Il Trovatore
Superstition and prejudice, hatred and fear, passionate and all-consuming love: These are the primal emotions that power Il Trovatore, one of Verdi’s most thrilling works and one of the most popular operas of all time. Based on a sprawling but wildly popular play by Spanish playwright Antonio García Gutiérrez, Verdi’s opera has a famously implausible plot, in which two babies are accidentally swapped in one woman’s quest for revenge—with tragic results. But believability is beside the point. As in the medieval courtly love tradition that Gutiérrez’s play echoes, the opera’s characters are archetypes: Manrico and Leonora, the heroes, are on the good side; Count di Luna, however, is straightforwardly villainous. The only exception is Azucena, one of Verdi’s most compelling characters, who is the victim of traumatic persecution yet herself inflicts horrific violence.

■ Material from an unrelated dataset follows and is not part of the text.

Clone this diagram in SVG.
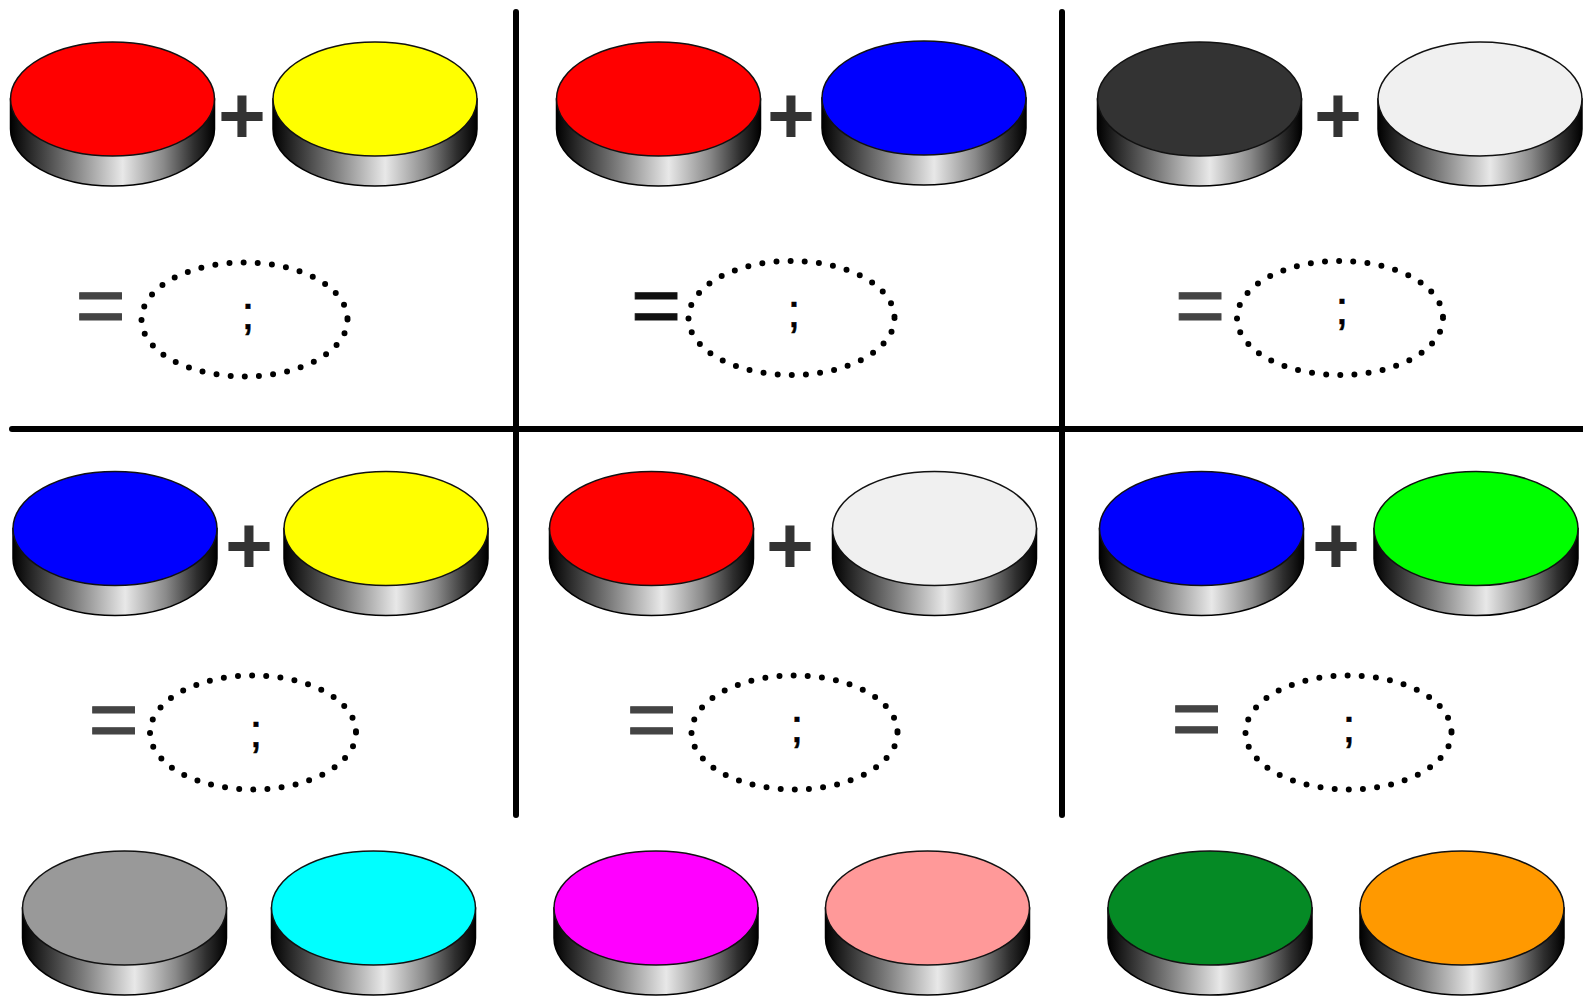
<svg xmlns="http://www.w3.org/2000/svg" xmlns:xlink="http://www.w3.org/1999/xlink" width="1583" height="997" viewBox="0 0 1583 997">
<defs>
<linearGradient id="sideGrad" x1="0" y1="0" x2="1" y2="0">
<stop offset="0" stop-color="#000"/>
<stop offset="0.1" stop-color="#2a2a2a"/>
<stop offset="0.3" stop-color="#7d7d7d"/>
<stop offset="0.55" stop-color="#e8e8e8"/>
<stop offset="0.75" stop-color="#8a8a8a"/>
<stop offset="0.9" stop-color="#2e2e2e"/>
<stop offset="1" stop-color="#000"/>
</linearGradient>
<path id="side" d="M-102,0 V30 A102,57 0 0 0 102,30 V0 Z" fill="url(#sideGrad)" stroke="#000" stroke-width="1.5"/>
</defs>
<style>
.top{stroke:#111;stroke-width:1.5}
.plus{font-family:"Liberation Sans",Arial,sans-serif;font-weight:bold;font-size:82px;fill:#333;text-anchor:middle}
.eq{font-family:"Liberation Sans",Arial,sans-serif;font-size:86px;fill:#444;stroke:#444;stroke-width:1;text-anchor:middle}
.semi{font-family:"Liberation Sans",Arial,sans-serif;font-size:46px;fill:#000;stroke:#000;stroke-width:0.6;text-anchor:middle}
.dots{fill:none;stroke:#000;stroke-width:6;stroke-linecap:round;stroke-dasharray:0 14.2}
.grid{stroke:#000;stroke-width:6;stroke-linecap:round;fill:none}
</style>
<rect width="1583" height="997" fill="#fff"/>
<g id="connectors">
<line class="grid" x1="516" y1="12" x2="516" y2="815"/>
<line class="grid" x1="1062" y1="12" x2="1062" y2="815"/>
<line class="grid" x1="12" y1="429" x2="1590" y2="429"/>
</g>
<!-- Panel 1 -->
<g id="p1-red" transform="translate(112.5,99)"><use xlink:href="#side"/><ellipse class="top" rx="102" ry="57" fill="#ff0000"/></g>
<g id="p1-yellow" transform="translate(375,99)"><use xlink:href="#side"/><ellipse class="top" rx="102" ry="57" fill="#ffff00"/></g>
<g id="p1-plus"><text class="plus" x="242" y="143">+</text></g>
<g id="p1-eq"><text class="eq" x="100.5" y="334">=</text></g>
<g id="p1-result"><ellipse class="dots" cx="244.5" cy="319.5" rx="103" ry="57"/><text class="semi" x="248" y="329">;</text></g>
<!-- Panel 2 -->
<g id="p2-red" transform="translate(658.5,99)"><use xlink:href="#side"/><ellipse class="top" rx="102" ry="57" fill="#ff0000"/></g>
<g id="p2-blue" transform="translate(924,98)"><use xlink:href="#side"/><ellipse class="top" rx="102" ry="57" fill="#0000ff"/></g>
<g id="p2-plus"><text class="plus" x="791" y="143">+</text></g>
<g id="p2-eq"><text class="eq" x="656" y="334" style="fill:#111;stroke:#111">=</text></g>
<g id="p2-result"><ellipse class="dots" cx="791.5" cy="318" rx="103" ry="57"/><text class="semi" x="794" y="327">;</text></g>
<!-- Panel 3 -->
<g id="p3-black" transform="translate(1199.5,99)"><use xlink:href="#side"/><ellipse class="top" rx="102" ry="57" fill="#333333"/></g>
<g id="p3-white" transform="translate(1480,99)"><use xlink:href="#side"/><ellipse class="top" rx="102" ry="57" fill="#f0f0f0"/></g>
<g id="p3-plus"><text class="plus" x="1338" y="143">+</text></g>
<g id="p3-eq"><text class="eq" x="1200" y="334">=</text></g>
<g id="p3-result"><ellipse class="dots" cx="1340" cy="318" rx="103" ry="57"/><text class="semi" x="1342" y="324">;</text></g>
<!-- Panel 4 -->
<g id="p4-blue" transform="translate(115,528.5)"><use xlink:href="#side"/><ellipse class="top" rx="102" ry="57" fill="#0000ff"/></g>
<g id="p4-yellow" transform="translate(386,528.5)"><use xlink:href="#side"/><ellipse class="top" rx="102" ry="57" fill="#ffff00"/></g>
<g id="p4-plus"><text class="plus" x="249" y="573">+</text></g>
<g id="p4-eq"><text class="eq" x="113.5" y="748">=</text></g>
<g id="p4-result"><ellipse class="dots" cx="253" cy="732.5" rx="103" ry="57"/><text class="semi" x="256" y="747">;</text></g>
<!-- Panel 5 -->
<g id="p5-red" transform="translate(651.5,528.5)"><use xlink:href="#side"/><ellipse class="top" rx="102" ry="57" fill="#ff0000"/></g>
<g id="p5-white" transform="translate(934.5,528.5)"><use xlink:href="#side"/><ellipse class="top" rx="102" ry="57" fill="#f0f0f0"/></g>
<g id="p5-plus"><text class="plus" x="790" y="573">+</text></g>
<g id="p5-eq"><text class="eq" x="651.5" y="748">=</text></g>
<g id="p5-result"><ellipse class="dots" cx="794.5" cy="732.5" rx="103" ry="57"/><text class="semi" x="797" y="742">;</text></g>
<!-- Panel 6 -->
<g id="p6-blue" transform="translate(1201.5,528.5)"><use xlink:href="#side"/><ellipse class="top" rx="102" ry="57" fill="#0000ff"/></g>
<g id="p6-green" transform="translate(1476,528.5)"><use xlink:href="#side"/><ellipse class="top" rx="102" ry="57" fill="#00ff00"/></g>
<g id="p6-plus"><text class="plus" x="1336" y="573">+</text></g>
<g id="p6-eq"><text class="eq" x="1196.5" y="747">=</text></g>
<g id="p6-result"><ellipse class="dots" cx="1348.5" cy="732.5" rx="103" ry="57"/><text class="semi" x="1349" y="742">;</text></g>
<!-- Palette row -->
<g id="pal-gray" transform="translate(124.5,908)"><use xlink:href="#side"/><ellipse class="top" rx="102" ry="57" fill="#999999"/></g>
<g id="pal-cyan" transform="translate(373.5,908)"><use xlink:href="#side"/><ellipse class="top" rx="102" ry="57" fill="#00ffff"/></g>
<g id="pal-magenta" transform="translate(656,908)"><use xlink:href="#side"/><ellipse class="top" rx="102" ry="57" fill="#ff00ff"/></g>
<g id="pal-pink" transform="translate(927.5,908)"><use xlink:href="#side"/><ellipse class="top" rx="102" ry="57" fill="#ff9999"/></g>
<g id="pal-darkgreen" transform="translate(1210,908)"><use xlink:href="#side"/><ellipse class="top" rx="102" ry="57" fill="#058a25"/></g>
<g id="pal-orange" transform="translate(1462,908)"><use xlink:href="#side"/><ellipse class="top" rx="102" ry="57" fill="#ff9900"/></g>
</svg>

Il Trovatore hews closely to an older way of composing Italian opera that was on the verge of becoming obsolete when it premiered in 1853. Unlike the daring formal experiments of Rigoletto—the opera that preceded it—and the groundbreaking realism of La Traviata—which followed—Il Trovatore sticks to well-worn formulae inherited from the bel canto operas of Verdi’s forebears, Vincenzo Bellini and Gaetano Donizetti. But Verdi delivers these devices with a dramatic intensity unmatched by any other opera in the repertory. From the opening drum rolls to the moment the curtain falls in the last act, Il Trovatore fires on all cylinders. But the opera doesn’t come without monumental challenges. As the world-famous tenor Enrico Caruso remarked, “all it takes for a successful performance of Il Trovatore is the four greatest singers in the world.”
This guide is intended to help students understand why scholars deem Il Trovatore the apotheosis of Italian bel canto opera and how plot can matter less than dramatic truth in sung theater. The guide will also enable students to appreciate elements of David McVicar’s production, which updates the action from late-medieval Spain to the early 19th century, evoking the chaos of the Spanish War of Independence through the grotesque artistic style of Francisco Goya. The information on the following pages is designed to provide context, deepen background knowledge, and enrich the overall experience of attending a final dress rehearsal at the Metropolitan Opera.